ADAM NAAMANI

Background Processing with RETS and Sidekiq May 06, 2020

Managing large quantities of real estate data is computationally intensive, and well-suited for background processing. The task involves importing thousands of MLS® listings into a Redis in-memory data structure store, using an open government API for geocoding, and association with other models, therefore a lot can go wrong, and it's important to isolate these functions according to the single responsibility principle and separation of concerns.

This is an attempt to find the optimal setup using Heroku Redis in regards to concurrency and pool size, while gracefully dealing with Timeout, 429 Too Many Requests, and ERR max number of clients reached errors. I've predominantly worked with two libraries that tie perfectly into Rails' ActiveJobResque and Sidekiq.

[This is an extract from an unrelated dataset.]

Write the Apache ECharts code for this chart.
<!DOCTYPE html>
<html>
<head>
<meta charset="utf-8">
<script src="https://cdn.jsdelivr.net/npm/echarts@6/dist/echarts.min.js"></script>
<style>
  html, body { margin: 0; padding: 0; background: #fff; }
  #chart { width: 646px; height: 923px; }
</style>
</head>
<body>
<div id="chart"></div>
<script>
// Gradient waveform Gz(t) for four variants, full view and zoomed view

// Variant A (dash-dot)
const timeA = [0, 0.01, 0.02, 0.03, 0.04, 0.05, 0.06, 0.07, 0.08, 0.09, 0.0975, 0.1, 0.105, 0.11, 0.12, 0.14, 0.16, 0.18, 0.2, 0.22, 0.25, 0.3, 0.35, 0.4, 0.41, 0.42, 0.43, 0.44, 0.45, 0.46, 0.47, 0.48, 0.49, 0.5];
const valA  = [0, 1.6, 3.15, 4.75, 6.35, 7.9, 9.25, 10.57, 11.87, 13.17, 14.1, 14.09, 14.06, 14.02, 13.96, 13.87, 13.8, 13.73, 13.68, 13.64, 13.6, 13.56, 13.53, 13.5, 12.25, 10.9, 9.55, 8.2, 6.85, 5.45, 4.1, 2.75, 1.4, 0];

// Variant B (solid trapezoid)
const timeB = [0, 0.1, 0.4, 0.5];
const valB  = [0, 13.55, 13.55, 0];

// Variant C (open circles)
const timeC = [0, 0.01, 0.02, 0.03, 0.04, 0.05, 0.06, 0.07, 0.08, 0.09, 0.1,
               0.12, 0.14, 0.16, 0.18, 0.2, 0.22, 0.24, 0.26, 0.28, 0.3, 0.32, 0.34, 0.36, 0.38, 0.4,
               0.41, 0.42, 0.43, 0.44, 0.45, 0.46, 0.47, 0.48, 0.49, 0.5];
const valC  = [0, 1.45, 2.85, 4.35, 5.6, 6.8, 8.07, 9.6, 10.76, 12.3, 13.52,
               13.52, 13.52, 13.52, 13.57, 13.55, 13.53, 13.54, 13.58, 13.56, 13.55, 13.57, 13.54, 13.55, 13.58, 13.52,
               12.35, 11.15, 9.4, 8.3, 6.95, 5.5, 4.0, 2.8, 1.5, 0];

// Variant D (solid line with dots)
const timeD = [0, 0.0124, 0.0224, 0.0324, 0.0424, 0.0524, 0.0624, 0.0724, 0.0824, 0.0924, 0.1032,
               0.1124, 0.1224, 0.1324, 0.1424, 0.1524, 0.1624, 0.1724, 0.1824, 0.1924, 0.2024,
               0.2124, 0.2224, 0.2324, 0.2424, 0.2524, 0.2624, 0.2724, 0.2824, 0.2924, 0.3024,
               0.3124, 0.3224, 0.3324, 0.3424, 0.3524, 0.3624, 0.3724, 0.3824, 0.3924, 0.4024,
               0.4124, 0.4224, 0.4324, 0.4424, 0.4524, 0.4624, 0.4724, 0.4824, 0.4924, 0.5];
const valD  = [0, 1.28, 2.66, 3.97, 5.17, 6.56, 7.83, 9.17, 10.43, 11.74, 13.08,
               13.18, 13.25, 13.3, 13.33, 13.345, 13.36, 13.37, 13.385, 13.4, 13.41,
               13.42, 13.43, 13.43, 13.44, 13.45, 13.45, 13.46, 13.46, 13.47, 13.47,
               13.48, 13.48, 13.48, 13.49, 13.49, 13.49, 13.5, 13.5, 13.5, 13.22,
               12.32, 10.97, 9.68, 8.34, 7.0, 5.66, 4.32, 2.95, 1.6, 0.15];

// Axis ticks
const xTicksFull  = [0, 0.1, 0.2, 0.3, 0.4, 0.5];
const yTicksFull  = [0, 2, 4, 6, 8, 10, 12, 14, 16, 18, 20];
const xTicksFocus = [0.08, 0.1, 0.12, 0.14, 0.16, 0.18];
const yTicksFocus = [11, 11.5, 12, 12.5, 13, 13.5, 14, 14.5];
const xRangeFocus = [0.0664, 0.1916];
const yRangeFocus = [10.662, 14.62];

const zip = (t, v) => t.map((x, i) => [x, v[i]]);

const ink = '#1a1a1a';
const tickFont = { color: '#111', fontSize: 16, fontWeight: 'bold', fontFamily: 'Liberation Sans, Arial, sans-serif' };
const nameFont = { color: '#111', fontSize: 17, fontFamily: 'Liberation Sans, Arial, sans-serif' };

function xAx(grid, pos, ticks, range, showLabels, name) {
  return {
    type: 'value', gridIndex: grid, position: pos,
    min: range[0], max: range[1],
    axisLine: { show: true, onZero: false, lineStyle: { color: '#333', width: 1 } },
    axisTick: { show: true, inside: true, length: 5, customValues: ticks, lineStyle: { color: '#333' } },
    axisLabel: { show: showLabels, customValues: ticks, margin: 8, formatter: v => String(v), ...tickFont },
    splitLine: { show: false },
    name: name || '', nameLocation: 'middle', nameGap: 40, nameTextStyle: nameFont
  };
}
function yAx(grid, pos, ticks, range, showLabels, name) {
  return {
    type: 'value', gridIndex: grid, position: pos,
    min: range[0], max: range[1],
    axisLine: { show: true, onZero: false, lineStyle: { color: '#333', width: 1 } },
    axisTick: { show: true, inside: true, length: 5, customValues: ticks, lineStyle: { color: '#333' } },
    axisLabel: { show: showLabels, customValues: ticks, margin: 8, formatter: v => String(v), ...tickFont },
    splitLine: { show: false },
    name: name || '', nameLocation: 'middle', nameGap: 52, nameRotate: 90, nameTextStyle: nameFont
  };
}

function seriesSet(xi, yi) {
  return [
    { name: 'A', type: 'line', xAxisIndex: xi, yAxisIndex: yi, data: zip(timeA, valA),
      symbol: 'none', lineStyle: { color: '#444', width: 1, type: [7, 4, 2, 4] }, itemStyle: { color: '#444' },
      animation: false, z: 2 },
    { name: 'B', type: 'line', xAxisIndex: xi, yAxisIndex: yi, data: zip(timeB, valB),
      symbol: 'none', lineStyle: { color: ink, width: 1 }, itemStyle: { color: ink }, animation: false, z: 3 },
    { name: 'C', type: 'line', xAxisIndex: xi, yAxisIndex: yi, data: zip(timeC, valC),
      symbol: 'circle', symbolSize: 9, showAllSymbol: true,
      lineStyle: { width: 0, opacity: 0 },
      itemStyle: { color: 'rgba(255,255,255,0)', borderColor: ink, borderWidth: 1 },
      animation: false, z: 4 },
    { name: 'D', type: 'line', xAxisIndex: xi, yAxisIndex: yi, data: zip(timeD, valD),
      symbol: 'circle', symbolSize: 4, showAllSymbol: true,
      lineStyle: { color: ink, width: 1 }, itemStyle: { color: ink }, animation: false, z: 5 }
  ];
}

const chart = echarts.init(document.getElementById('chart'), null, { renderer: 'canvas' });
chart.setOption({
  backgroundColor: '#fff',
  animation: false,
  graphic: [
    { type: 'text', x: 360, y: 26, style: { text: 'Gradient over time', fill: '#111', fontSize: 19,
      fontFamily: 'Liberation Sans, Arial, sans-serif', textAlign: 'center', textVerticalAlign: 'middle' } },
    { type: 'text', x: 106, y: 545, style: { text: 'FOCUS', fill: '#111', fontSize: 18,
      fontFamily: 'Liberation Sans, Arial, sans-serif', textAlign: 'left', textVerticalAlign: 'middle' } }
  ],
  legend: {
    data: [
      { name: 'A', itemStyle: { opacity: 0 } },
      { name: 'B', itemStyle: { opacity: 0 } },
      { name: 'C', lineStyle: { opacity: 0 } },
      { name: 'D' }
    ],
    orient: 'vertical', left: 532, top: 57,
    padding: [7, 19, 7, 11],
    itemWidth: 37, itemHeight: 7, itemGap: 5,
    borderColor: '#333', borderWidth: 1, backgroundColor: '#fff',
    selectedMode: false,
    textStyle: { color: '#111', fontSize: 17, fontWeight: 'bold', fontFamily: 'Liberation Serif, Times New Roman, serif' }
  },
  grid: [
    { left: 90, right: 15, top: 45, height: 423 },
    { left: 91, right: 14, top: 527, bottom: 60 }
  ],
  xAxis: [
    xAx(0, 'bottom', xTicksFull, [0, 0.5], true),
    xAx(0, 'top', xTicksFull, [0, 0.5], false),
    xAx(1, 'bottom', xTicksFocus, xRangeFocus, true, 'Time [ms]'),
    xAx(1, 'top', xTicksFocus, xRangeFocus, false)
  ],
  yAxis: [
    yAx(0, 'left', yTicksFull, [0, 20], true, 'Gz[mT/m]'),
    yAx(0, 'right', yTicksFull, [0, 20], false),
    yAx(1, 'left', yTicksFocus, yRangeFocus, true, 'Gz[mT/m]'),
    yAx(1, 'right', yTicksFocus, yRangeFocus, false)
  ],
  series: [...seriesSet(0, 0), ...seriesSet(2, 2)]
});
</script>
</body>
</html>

My preference leans toward Sidekiq, not only for their sweet karate logo but the creator, who open-sourced the software and charged money for Pro features that allowed him to quit his job

"I've been working daily for the last 5 years as a solo entrepreneur, building as much value into my commercial products and automating my business as much as possible. It's time to take a vacation and enjoy my success for a few months — relax and enjoy life while the products sell themselves." – Mike Perham

Suffice it to say, that enthusiasm for software engineering and independence is reflected in the product, and it helps that he frequently answers questions on StackOverflow for when you run into issues (also a happy hour for support). Sidekiq has tight integration with ActiveJob, which has worked great so far, to varying degrees.

Jobs within a Job

This one took me a while to figure out. It doesn't make much sense to perform a request to a third-party API outside of the job only to pass it to a job. That request could Timeout, or respond with a 400, and is not the most effective way to use background processing as it was intended. I ended up creating one job that connects to the RETS client using Estately's RETS library, which loops over all the records and queues a new job for every row.

Connect to RETS client:

module Rets
extend ActiveSupport::Concern

def connect
retries = 5

@client = Rets::Client.new(
login_url: :endpoint,
username: :user,
password: :password,
version: 'RETS/1.5',
max_retries: retries
)
@client.login
rescue Timeout::Error => e
Rails.logger.error(e)
retry if retries.positive?
retries -= 1
end

def disconnect
@client.logout
end
end

Import records:

module Import
class ListingJob < ApplicationJob
queue_as :priority

before_perform :connect
after_perform :disconnect

sidekiq_options retry: 5

def perform(**args)
records = @client.find(
:all,
search_type: args[:search_type],
class: args[:property_class],
resolve: true
)

return if records.blank?

records.each do |record|
Insert::ListingJob.perform_later(record)
end
rescue StandardError => e
Rails.logger.error(e)
Raven.capture_exception(e)
end
end
end

Insert record:

module Insert
class ListingJob < ApplicationJob
queue_as :priority

def perform(record)
Listings::Create.call(record) if record.present?
end
end
end

Sidekiq then calls a Plain Old Ruby Object (PORO) service to handle the interaction with the database. The operation can be seen through Sidekiq's sleek dashboard:

Rails.application.routes.draw do
require 'sidekiq/web'
require 'sidekiq-scheduler/web'
mount Sidekiq::Web => '/sidekiq'
end

The jobs can be controlled through the UI, or programmatically through the Rails console, which makes it super easy to manage:

2.7.1 > queue = Sidekiq::Queue.new('priority')
2.7.1 > queue.each do |job|
2.7.1 > job.delete
2.7.1 > end